3. De rechtbank merkt het bezwaar van 4 september 2023 alsnog aan als beroepschrift. Daarbij is de datum van indiening van het bezwaar bij verweerder bepalend voor de vraag of tijdig beroep is ingesteld. Dit volgt uit artikel 6:15, derde lid, van de Awb. Vast staat dat eiser zijn geschrift ruim buiten de gebruikelijke termijn van zes weken na de datum van het aangevochten besluit, en dus te laat, heeft ingediend. De reden die eiser in zijn brief van 30 september 2023 heeft opgegeven, maakt de termijnoverschrijding niet verschoonbaar. Eiser zegt dat hij pas een maand nadat hij op zijn huidig adres is gaan wonen wist dat hij onder de Wlz viel.

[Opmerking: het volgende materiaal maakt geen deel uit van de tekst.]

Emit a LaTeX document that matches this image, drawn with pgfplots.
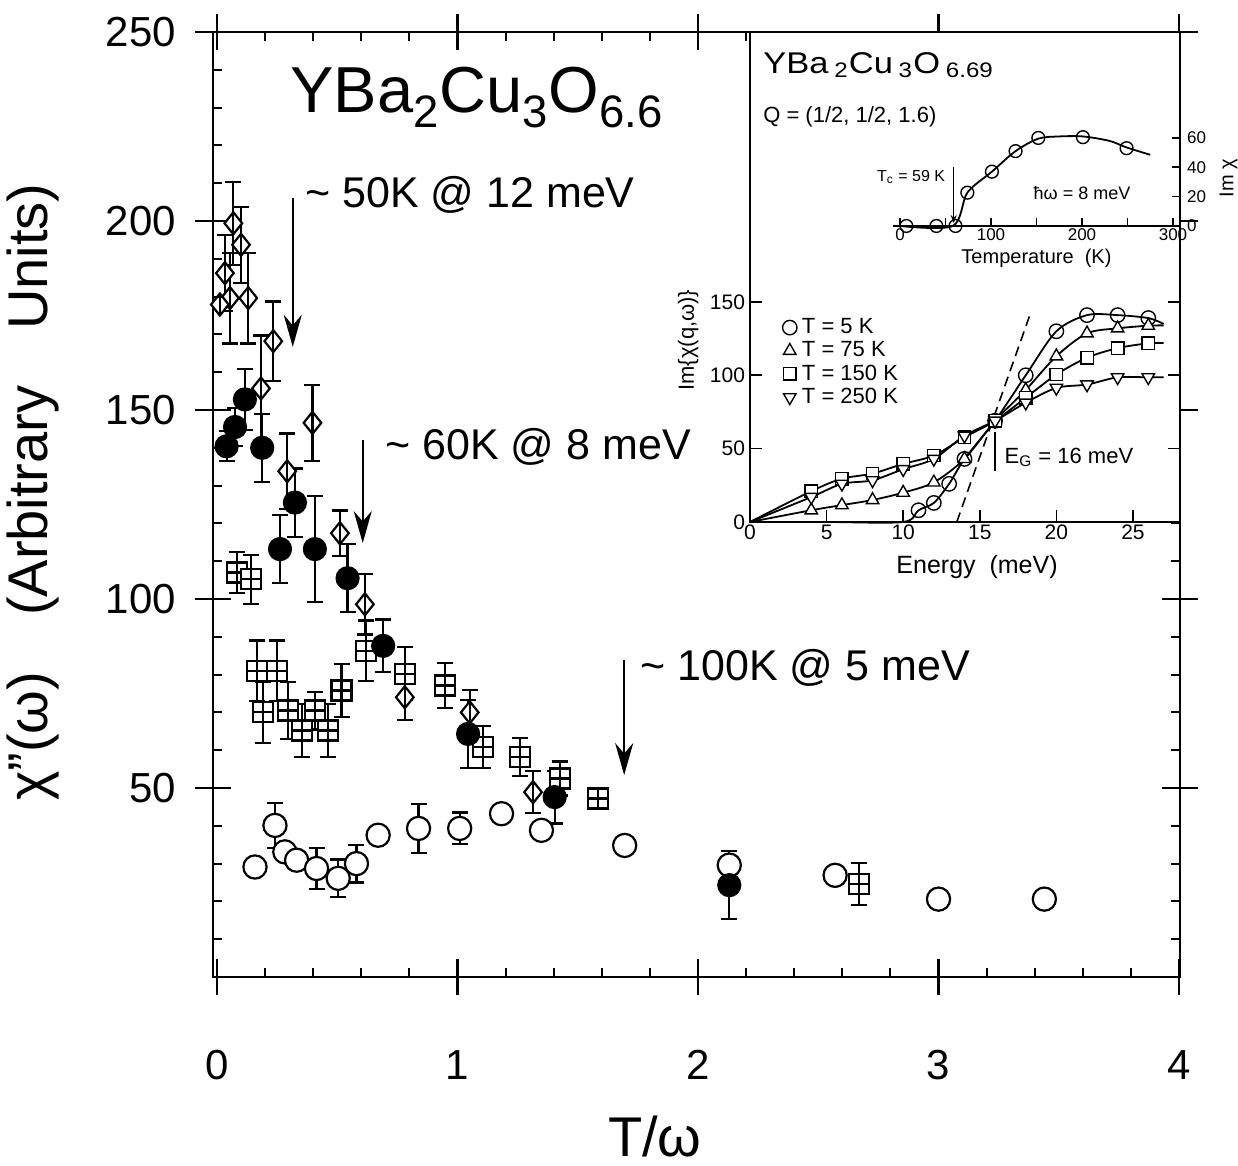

De rechtbank stelt vast dat eiser al ten tijde van zijn eerste bezwaar (van 17 november 2022) op de hoogte was van de verleende Wlz-indicatie.
Conclusie en gevolgen4. Het beroep is niet-ontvankelijk.
5. De rechtbank geeft eiser ter informatie nog mee dat hij, wanneer hij wil dat het Ciz de Wlz-indicatie intrekt, daartoe een aanvraag bij het Ciz kan indienen.

Beslissing

De rechtbank verklaart het beroep niet-ontvankelijk.
Deze uitspraak is uitgesproken in het openbaar op 9 april 2024 door mr. C.J. Waterbolk, rechter, in aanwezigheid van mr. W. Goederee, griffier.
griffier
rechter
De griffier is verhinderd dit
proces-verbaal mede te ondertekenen
Een afschrift van dit proces-verbaal is verzonden aan partijen op:

Informatie over hoger beroep

Een partij die het niet eens is met deze uitspraak, kan een hogerberoepschrift sturen naar de Centrale Raad van Beroep waarin wordt uitgelegd waarom deze partij het niet eens is met deze uitspraak. Het hogerberoepschrift moet worden ingediend binnen zes weken na de dag waarop dit proces-verbaal is verzonden. Kan de indiener de behandeling van het hoger beroep niet afwachten, omdat de zaak spoed heeft, dan kan de indiener de voorzieningenrechter van de Centrale Raad van Beroep vragen om een voorlopige voorziening (een tijdelijke maatregel) te treffen.